Task to carry out »
Copy out, with no alterations, the lines below running from the one containing "Convert this chart to Plotly code." to the one containing "True, False, False]", inclusive at each end; pictures are omitted.

Record extracts »
-- BEGIN --

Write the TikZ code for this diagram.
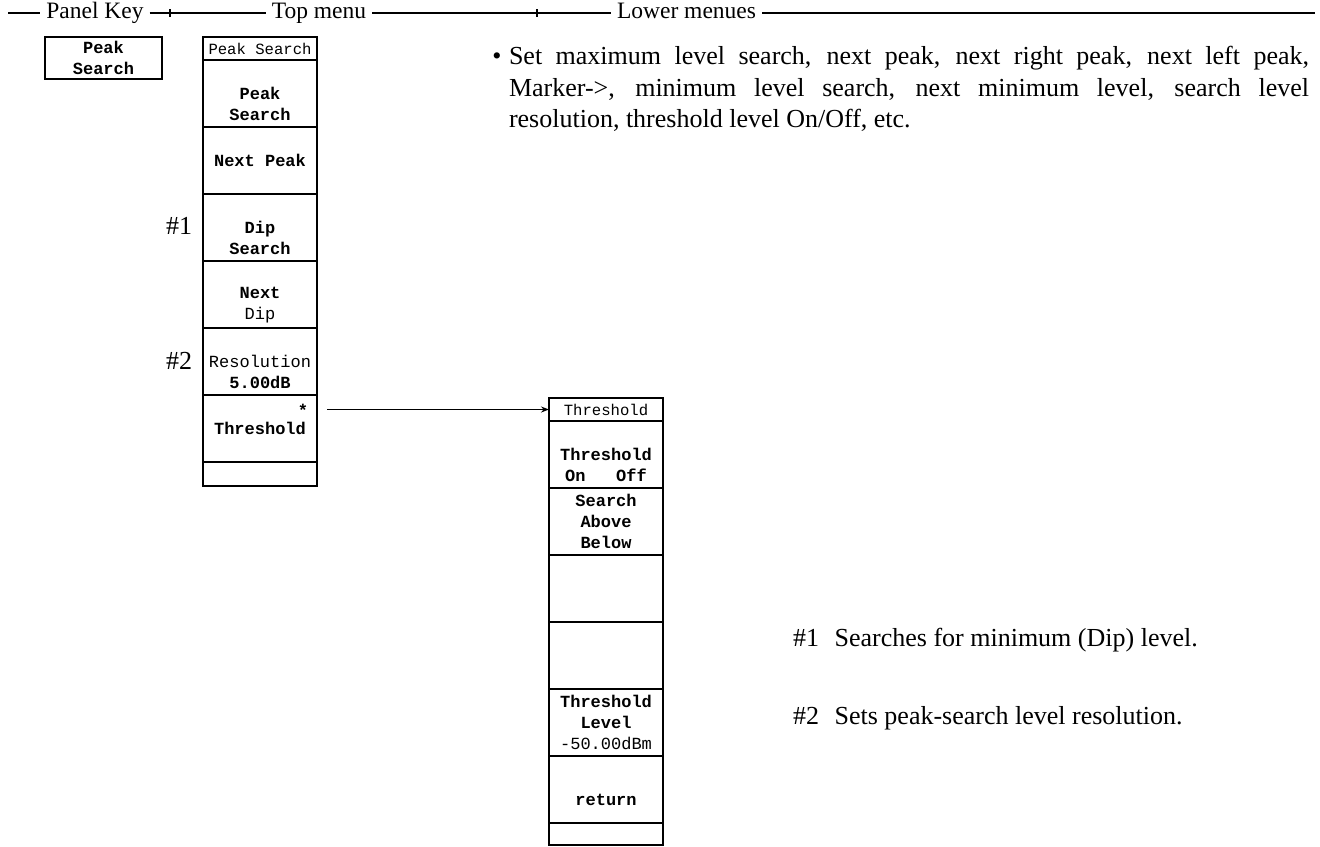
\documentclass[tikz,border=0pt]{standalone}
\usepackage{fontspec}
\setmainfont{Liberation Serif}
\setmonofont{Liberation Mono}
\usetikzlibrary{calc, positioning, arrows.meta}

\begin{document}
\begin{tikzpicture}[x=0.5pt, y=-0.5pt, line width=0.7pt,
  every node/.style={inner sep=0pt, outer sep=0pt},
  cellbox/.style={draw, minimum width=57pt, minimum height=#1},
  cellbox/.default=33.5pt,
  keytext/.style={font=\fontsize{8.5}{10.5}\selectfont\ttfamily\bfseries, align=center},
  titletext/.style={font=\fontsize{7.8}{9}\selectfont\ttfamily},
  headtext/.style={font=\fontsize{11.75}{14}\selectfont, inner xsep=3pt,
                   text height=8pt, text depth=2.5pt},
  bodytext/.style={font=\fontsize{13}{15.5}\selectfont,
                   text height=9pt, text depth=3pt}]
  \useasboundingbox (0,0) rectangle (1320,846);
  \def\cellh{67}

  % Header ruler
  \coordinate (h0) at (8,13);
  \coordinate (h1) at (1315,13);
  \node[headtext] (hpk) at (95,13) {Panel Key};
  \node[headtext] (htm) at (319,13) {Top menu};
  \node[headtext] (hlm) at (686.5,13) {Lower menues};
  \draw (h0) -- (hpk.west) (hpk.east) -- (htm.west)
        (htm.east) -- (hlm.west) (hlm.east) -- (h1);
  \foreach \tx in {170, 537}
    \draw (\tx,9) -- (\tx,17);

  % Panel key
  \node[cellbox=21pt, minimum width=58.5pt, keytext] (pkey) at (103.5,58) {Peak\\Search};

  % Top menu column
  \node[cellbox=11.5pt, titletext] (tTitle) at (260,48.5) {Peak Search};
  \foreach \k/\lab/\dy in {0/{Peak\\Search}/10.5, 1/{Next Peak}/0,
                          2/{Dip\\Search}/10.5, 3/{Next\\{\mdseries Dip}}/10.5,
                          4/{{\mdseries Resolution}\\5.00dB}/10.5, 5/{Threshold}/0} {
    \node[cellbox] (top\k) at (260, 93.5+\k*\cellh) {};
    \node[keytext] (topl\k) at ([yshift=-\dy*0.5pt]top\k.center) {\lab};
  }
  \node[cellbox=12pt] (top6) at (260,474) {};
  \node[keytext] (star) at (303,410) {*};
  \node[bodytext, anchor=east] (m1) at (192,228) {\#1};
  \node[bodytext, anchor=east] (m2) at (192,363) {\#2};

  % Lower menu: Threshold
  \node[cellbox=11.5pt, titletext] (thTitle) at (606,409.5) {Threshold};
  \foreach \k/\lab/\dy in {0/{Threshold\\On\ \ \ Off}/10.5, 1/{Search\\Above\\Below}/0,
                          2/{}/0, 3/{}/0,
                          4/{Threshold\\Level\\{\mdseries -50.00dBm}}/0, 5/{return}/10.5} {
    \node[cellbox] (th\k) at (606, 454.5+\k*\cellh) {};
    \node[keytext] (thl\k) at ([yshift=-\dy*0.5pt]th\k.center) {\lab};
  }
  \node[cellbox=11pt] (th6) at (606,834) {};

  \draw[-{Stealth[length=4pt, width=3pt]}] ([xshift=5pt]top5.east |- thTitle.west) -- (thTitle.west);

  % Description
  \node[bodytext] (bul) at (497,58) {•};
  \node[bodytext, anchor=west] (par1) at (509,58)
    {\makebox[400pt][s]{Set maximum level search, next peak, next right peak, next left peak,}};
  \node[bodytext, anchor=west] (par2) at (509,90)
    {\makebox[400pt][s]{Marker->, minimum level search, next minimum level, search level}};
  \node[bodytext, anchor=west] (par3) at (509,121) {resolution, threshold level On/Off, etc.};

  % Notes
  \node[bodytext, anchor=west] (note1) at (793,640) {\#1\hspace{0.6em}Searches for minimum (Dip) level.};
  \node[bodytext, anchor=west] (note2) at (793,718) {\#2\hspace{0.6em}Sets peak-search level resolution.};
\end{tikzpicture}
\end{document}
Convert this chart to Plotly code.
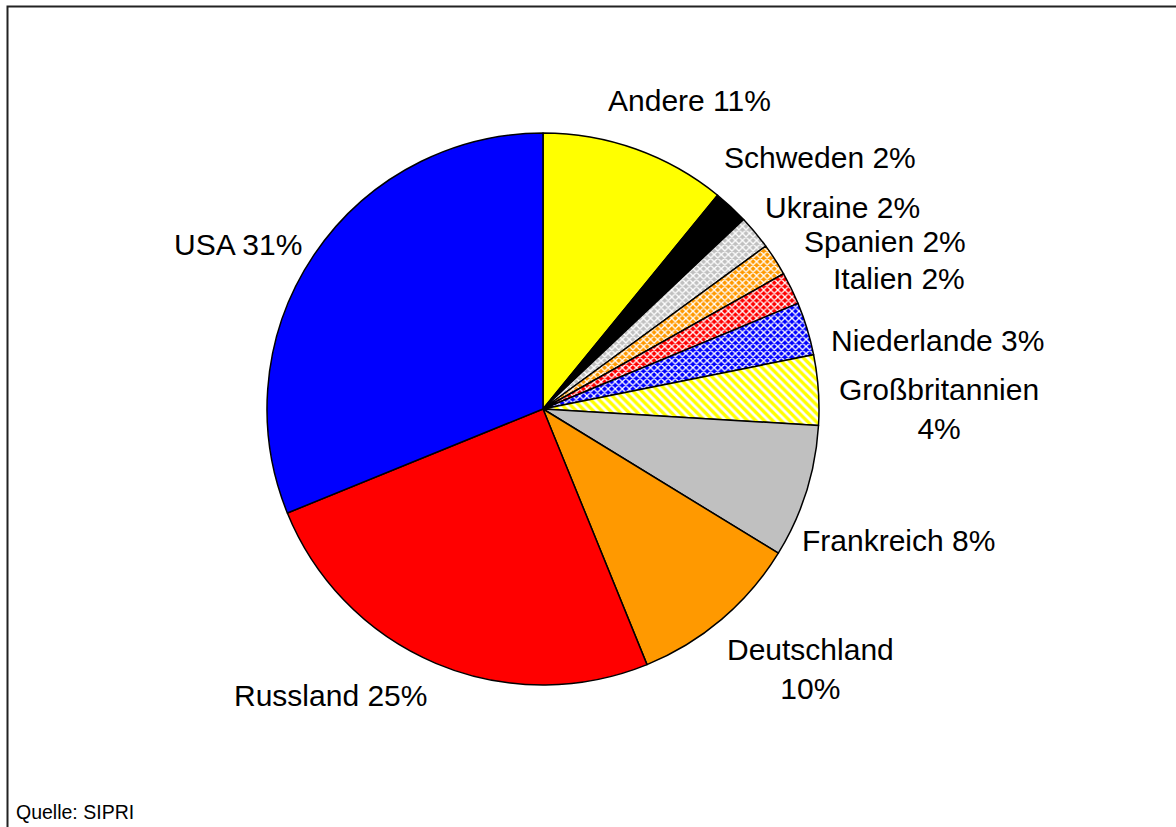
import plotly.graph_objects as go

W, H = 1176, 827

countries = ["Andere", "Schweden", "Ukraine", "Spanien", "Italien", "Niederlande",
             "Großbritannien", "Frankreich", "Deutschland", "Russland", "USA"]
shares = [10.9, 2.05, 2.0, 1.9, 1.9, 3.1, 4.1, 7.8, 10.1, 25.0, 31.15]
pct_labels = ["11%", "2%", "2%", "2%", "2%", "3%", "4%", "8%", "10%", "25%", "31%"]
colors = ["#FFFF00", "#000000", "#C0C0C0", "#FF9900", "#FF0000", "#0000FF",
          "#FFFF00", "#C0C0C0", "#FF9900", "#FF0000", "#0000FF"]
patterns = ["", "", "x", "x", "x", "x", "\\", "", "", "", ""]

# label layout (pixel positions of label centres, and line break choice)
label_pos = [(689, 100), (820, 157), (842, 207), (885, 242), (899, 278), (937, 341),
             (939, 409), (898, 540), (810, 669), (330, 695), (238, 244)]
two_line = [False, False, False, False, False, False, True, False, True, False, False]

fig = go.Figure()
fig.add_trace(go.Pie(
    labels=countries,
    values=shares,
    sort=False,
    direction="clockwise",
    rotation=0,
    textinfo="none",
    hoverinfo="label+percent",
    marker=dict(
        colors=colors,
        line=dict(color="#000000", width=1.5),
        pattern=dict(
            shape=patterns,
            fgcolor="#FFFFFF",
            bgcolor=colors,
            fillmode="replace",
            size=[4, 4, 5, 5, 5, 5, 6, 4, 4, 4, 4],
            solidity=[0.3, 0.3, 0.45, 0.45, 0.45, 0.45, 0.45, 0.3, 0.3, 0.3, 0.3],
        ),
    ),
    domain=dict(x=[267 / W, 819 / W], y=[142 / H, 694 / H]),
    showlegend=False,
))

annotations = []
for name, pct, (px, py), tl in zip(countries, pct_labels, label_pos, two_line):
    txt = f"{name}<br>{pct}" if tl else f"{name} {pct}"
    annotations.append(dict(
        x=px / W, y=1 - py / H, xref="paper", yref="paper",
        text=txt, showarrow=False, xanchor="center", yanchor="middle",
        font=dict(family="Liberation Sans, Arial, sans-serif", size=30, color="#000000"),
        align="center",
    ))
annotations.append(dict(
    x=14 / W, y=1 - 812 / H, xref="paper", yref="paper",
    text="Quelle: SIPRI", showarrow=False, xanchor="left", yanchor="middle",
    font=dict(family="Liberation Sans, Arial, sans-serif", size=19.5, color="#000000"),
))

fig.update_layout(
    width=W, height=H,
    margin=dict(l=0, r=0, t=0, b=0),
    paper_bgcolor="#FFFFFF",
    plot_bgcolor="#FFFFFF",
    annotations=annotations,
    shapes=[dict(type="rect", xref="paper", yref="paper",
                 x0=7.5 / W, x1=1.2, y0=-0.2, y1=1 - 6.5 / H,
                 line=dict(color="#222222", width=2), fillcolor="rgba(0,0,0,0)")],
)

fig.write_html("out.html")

-- END --

Solution to this task »
Convert this chart to Plotly code.
import plotly.graph_objects as go

W, H = 1176, 827

countries = ["Andere", "Schweden", "Ukraine", "Spanien", "Italien", "Niederlande",
             "Großbritannien", "Frankreich", "Deutschland", "Russland", "USA"]
shares = [10.9, 2.05, 2.0, 1.9, 1.9, 3.1, 4.1, 7.8, 10.1, 25.0, 31.15]
pct_labels = ["11%", "2%", "2%", "2%", "2%", "3%", "4%", "8%", "10%", "25%", "31%"]
colors = ["#FFFF00", "#000000", "#C0C0C0", "#FF9900", "#FF0000", "#0000FF",
          "#FFFF00", "#C0C0C0", "#FF9900", "#FF0000", "#0000FF"]
patterns = ["", "", "x", "x", "x", "x", "\\", "", "", "", ""]

# label layout (pixel positions of label centres, and line break choice)
label_pos = [(689, 100), (820, 157), (842, 207), (885, 242), (899, 278), (937, 341),
             (939, 409), (898, 540), (810, 669), (330, 695), (238, 244)]
two_line = [False, False, False, False, False, False, True, False, True, False, False]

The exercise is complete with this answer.